In theory this produces a real output into a resistive load.
But I first need to find the right wire for the output coil.

I gave the HV AC primary two more windings, and hooked it up to my own PCB, tuned it, and it works.
I cranked the voltage up, and gave it more power.
easily got 14 A peak to peak. (green) from memory this was around 6,5V with 2.5 amps or something near that
still tuned to 28,9 kc/s

voltage (yellow) says 3.2kV pp but its higher than that, as the probe was clipped on the output wire of the HV transformer (thick isolated coating)
ozone smell coming off the connection. need to solder that and isolate it.

I use earth ground now on the secondary of the AC transformer.
But I need to ground it on the neutral of the circuit, or the "middle" of the push pull driver, as that has a lot of capacity on both sides, to keep the voltage stable.

Then next... connecting the choke coil to the bifilar coil. For that I first need to make the connection to the thick multistrand high current coil.
bugging tedious works. as it is a induction stove coil, multistranded and isolated per strand.
again.... pfff
I tried acid to get the coating off. but... no success...

then there also is the idea of having that choke coil connected to a floating capacitor plate that is high voltage AC. 
wont that spark everthing over? will need to thing this over. before burning my pcb to ashes


PSU current is still high, at low voltage, but I expect it to lower when I get the current coil drive working, as that will draw in energy from ... the ambient medium, like I showed last summer, but then from ground.

I connected the choke to the series connection of the bifilar high current coil.
This shifted the resonant frequency down to 15.5 kc/s
This means I now have to retuned the parallel resonant with a larger capacity.

I also hooked up the current coil power supply, but not yet the mosfets.
strangely the PSU shows voltage, maybe from the choke diode, but the voltage is positive. so no that cant be
probably will need blocking diodes again on the PSU.

can I still use the 20uF to calculate? I think not. but will try any ways.
5.3uF says the calculator.
ok. no problem. I'll dial it in

with 5uF the HC coil is resonant at 14.5
but the HV is resonant at 15.5
so I need less.
4uf is next

strange.
now the HC coil is resonant at 15,27 kc/s with 5.5uF in parallel.
HV coil doesn't show a clear maximum rise.
I will keep this one, although the phase is shifted, So I will detune the HC a bit up in frequency to get the right phase angle.

I tuned up to 15.7 kc/s
the voltage is max, the current is less, it clearly is over its peak. but, now the phase is -90 degrees as it should be.
I should get a bit less capacity. somewhere between 5 and 5,5 uF.
But it will have to do for now.
I also tuned the square wave (orange) to the zero points. with something like 48% duty cycle (4% dead time in total)
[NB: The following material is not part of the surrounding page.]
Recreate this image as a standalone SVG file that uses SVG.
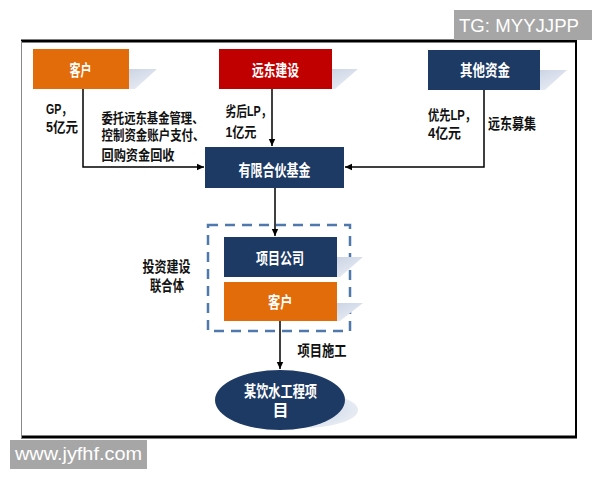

calculator says I need 5.233073243 uF  based on f= 15.6546 and L=19.751473466 uH (calculated)
so.. 233nf or, 733nF
let's see if I can find a cap

pfff tuning is it working out today.

I removed 3uf again, so to see the Fr of the HV coil. it is now at 15.5 kc/s
so 5.3uF should be ideal

this is with 5,3uf tuned to max current.
voltage is again also at the max, but... somehow the phase is again shifted.
so I need to detune to get the -90 degrees phase shift.
weird.

I removed the choke again from the center series connection of the bifilar coil, and retuned.
frequency is again at 29.1 kc/s and clearly the phase is at -90 and it stays there while tuning.

This makes me wonder.
should I really connect the choke there? would it also work at one end of the parallel capacitor?